A lot of tweaking and oil on several cams un-blocked the main movement. The blocking was caused by hardened old oil/grease stopping lever springing back when they were expected to do so. The keyboard was however badly rusted, the key-stems no longer moving freely in the slots in the equally rusty key-plate. This specimen being a wreck anyways, the keyboard was taken off and taken apart.


These 'Portable' machines are not easy to work on, the keyboard-assembly is really hard to get out (as commented on by bss1250 in his video on a Monarch). Some bending of the outer side-frames is needed to get it out. The bottom-plate can be screwed off and then the routing of the keys to the number-positions is visible - the row of 'prods' that enter a number into memory are at arrow A. The protrusions on the line B are what trips the universal bar (itself in top-right of picture). All the stems C have a delicate spring on it that pushes the key back up.


When the keyboard is removed, the 9-column register can be seen on the machine, slidable on its rails. The teethed/castellated rack in the front of the memory-bank (pin-bed) engages with the escapement, to index it one position on every digit entered. The pin that's pushed down in a column enters a number, just like the original Dalton. (That lever in front was a bit worrying, that fell out when holding it upside down! Took a bit of puzzling to find where it should go - it's the lever that prevents keyboard-clearing when the repeat-button is pressed down.)


All the key-stems are uniquely shaped, they were all cleaned with steel-wool. Having gone this far, the key-plate was stripped and re-finished with dark green paint.

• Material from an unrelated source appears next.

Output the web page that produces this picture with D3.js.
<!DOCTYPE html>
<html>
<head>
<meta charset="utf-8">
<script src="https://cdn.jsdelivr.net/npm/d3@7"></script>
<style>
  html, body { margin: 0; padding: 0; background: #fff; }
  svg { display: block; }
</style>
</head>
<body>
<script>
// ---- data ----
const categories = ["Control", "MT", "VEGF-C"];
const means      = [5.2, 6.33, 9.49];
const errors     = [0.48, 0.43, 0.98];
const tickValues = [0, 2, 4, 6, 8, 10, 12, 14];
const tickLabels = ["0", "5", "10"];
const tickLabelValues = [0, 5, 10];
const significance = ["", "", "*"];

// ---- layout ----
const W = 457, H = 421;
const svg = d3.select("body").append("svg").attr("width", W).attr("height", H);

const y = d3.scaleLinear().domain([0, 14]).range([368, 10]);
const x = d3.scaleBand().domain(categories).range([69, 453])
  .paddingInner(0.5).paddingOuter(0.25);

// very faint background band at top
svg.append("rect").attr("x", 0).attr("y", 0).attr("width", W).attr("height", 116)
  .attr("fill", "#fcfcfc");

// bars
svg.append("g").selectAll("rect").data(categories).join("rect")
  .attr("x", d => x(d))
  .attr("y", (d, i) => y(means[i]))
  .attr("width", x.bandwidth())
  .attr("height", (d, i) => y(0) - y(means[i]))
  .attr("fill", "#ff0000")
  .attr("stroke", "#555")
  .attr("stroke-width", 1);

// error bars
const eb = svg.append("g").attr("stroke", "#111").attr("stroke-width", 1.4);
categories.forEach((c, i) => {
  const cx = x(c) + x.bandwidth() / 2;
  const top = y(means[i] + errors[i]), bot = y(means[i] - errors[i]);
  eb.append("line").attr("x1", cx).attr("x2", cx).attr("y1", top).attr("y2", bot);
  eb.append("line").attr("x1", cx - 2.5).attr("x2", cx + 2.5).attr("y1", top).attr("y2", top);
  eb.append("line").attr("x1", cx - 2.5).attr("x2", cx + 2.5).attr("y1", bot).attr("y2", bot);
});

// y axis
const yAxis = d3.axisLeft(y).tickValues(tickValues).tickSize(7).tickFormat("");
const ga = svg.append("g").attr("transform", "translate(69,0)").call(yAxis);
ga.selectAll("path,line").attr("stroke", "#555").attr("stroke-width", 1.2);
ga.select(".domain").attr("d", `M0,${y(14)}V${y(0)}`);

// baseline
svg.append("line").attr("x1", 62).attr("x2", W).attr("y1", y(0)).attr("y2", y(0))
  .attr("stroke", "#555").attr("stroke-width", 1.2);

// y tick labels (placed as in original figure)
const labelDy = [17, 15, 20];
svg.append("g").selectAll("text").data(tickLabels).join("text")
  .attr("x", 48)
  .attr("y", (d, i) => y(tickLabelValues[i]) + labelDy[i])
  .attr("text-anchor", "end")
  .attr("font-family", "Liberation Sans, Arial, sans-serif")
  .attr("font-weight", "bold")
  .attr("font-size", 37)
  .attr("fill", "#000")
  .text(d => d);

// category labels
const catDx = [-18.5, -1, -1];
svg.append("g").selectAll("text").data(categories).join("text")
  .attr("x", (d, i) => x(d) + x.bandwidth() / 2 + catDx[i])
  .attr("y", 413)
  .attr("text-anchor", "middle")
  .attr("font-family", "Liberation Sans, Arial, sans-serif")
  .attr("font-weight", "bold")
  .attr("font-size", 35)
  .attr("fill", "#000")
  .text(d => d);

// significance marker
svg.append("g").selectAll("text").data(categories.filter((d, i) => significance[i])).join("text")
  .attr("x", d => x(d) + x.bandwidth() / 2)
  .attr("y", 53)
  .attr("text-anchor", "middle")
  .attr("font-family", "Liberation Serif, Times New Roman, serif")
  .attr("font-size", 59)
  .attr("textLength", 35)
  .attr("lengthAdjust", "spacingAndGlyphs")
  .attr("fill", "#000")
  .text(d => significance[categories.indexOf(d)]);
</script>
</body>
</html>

Re-assembly of the keyboard-assembly is 'hard'. The 13 delicate springs need to be held in place on 13 keylevers that themselves need three tabs to be in slots of both top and bottom plates. The hole in the 'prod' of the key-levers now makes sense - this allows a wire to be fed through to keep them in-place during the assembly. Only after several attempts and extra spring-clips to hold things together, was the keyboard put together again - this is not meant for maintenance!

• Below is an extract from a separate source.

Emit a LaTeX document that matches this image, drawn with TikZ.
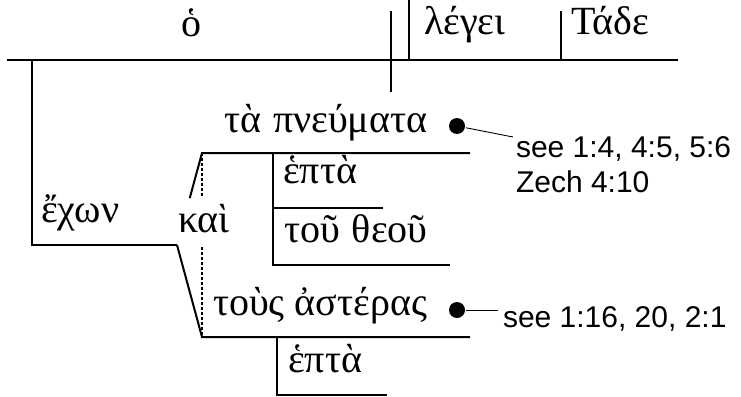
\documentclass[tikz,border=0pt]{standalone}
\usepackage{fontspec}
\setmainfont{Liberation Serif}
\newfontfamily\sansf{Liberation Sans}
\usetikzlibrary{calc}
\begin{document}
\begin{tikzpicture}[x=1pt,y=-1pt,line width=2pt,
  gk/.style={font=\fontsize{40}{44}\selectfont, inner sep=0pt, anchor=base west},
  en/.style={font=\sansf\fontsize{30}{34}\selectfont, inner sep=0pt, anchor=base west},
  thinline/.style={line width=0.9pt},
  dotline/.style={line width=2.5pt, dash pattern=on 3pt off 2pt},
  blob/.style={circle, fill=black, inner sep=0pt, minimum size=16pt}]
\useasboundingbox (0,0) rectangle (741,396);
% main baseline
\coordinate (bl) at (7,60);
\coordinate (br) at (678,60);
\draw (bl) -- (br);
\coordinate (v1t) at (391,11); \coordinate (v1b) at (391,92);
\coordinate (v2t) at (409,0);  \coordinate (v2b) at (409,60);
\coordinate (v3t) at (561,11); \coordinate (v3b) at (561,60);
\draw (v1t) -- (v1b);
\draw (v2t) -- (v2b);
\draw (v3t) -- (v3b);
\node[gk] (subj) at (180,37) {ὁ};
\node[gk] (verb) at (423,35) {λέγει};
\node[gk] (obj) at (570,35) {Τάδε};
% participle
\coordinate (p0) at (32,60);
\coordinate (p1) at (32,245);
\coordinate (p2) at (177,245);
\draw (p0) -- (p1) -- (p2);
\node[gk] (echon) at (40,222) {ἔχων};
% conjunction
\coordinate (u0) at (202,153);
\coordinate (u1) at (470,153);
\coordinate (l0) at (202,337);
\coordinate (l1) at (470,337);
\coordinate (us) at ($(p2)!0.51!(u0)$);
\draw (us) -- (u0) -- (u1);
\draw (p2) -- (l0) -- (l1);
\coordinate (d1) at (202,198);
\coordinate (d2) at (202,247);
\draw[dotline] (u0) -- (d1);
\draw[dotline] (d2) -- (l0);
\node[gk] (kai) at (177,232) {καὶ};
\node[gk] (pn) at (223,132) {τὰ\hspace{0.3em}πνεύματα};
\node[gk] (ast) at (212,315) {τοὺς\hspace{0.25em}ἀστέρας};
% modifiers upper
\coordinate (m0) at (273,153);
\coordinate (m1) at (273,265);
\coordinate (m2) at (450,265);
\coordinate (m3) at (273,208);
\coordinate (m4) at (383,208);
\draw (m0) -- (m1) -- (m2);
\draw (m3) -- (m4);
\node[gk] (hepta1) at (282,183) {ἑπτὰ};
\node[gk] (theou) at (283,242) {τοῦ\hspace{0.3em}θεοῦ};
% modifier lower
\coordinate (n0) at (277,337);
\coordinate (n1) at (277,395);
\coordinate (n2) at (387,395);
\draw (n0) -- (n1) -- (n2);
\node[gk] (hepta2) at (287,372) {ἑπτὰ};
% references
\node[blob] (dot1) at (457,126) {};
\node[blob] (dot2) at (457,310) {};
\node[en] (ref1a) at (515,157) {see 1:4, 4:5, 5:6};
\node[en] (ref1b) at (515,192) {Zech 4:10};
\node[en] (ref2) at (502,327) {see 1:16, 20, 2:1};
\coordinate (r1) at (513,137);
\coordinate (r2) at (498,310);
\draw[thinline] (dot1) -- (r1);
\draw[thinline] (dot2) -- (r2);
\end{tikzpicture}
\end{document}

Again bending the side-frame and a lot of puzzling on how the various levers have to be positioned, the keyboard could be screwed back onto the machine. Now with clean key-stems that spring-back easily.

Numbers could then be entered into the machine, the adding mechanism however still made mistakes. When adding 15 to 15, the result was 20 - none of the ten-carry's worked. Adding 3 to 7 made zero.

How or where the mechanism does (or ought to do) the tens carry was not obvious from peering at the mechanism. Reading Mehan's original patent for the mechanism and looking at the drawings gave however a great explanation on how the carry's are supposed to work. (This by the way also made understandable why an 'empty-stroke' is always needed before the total can be printed.)

When a number-wheel (71) passes from 9 to zero, a notch on this wheel (103, marked green) pushes the lever 104 down, allowing the pin 56a on the rack to enter the slot in lever 104 (circled red). The lever 105 on axle 108 (marked red) needs to spring forward to hold 105 down for the carry to happen cleanly.

On this machine, all levers 105 were glued solid on their axle 108 (red arrow, below). This prevented any carry from happening.

With fresh oil and by forcing the levers to move to break the hardened grease, the levers 105 again moved freely. This actually fixed the carry's!; adding 15 to 15 again gives 30.

With the keys also cleaned (they were grimy-black all-over), the whole machine might actually be fixable.

Viewing from the front, the indexing mechanism is blocking the view to the pin-bed memory behind it. The universal bar (white arrow) is what trips the escapement, the long horizontal spring at the bottom pulls the 'carriage' of pin-bed memory to the left. One position at every digit entered.

These Remington small adding machines are not rare and not valuable today, so a good candidate for the occasional puzzling to fix all the other things that still don't work (e.g. the printing mechanism insists everything is a sub-total). And in case of failure and breaking it, not a big issue either.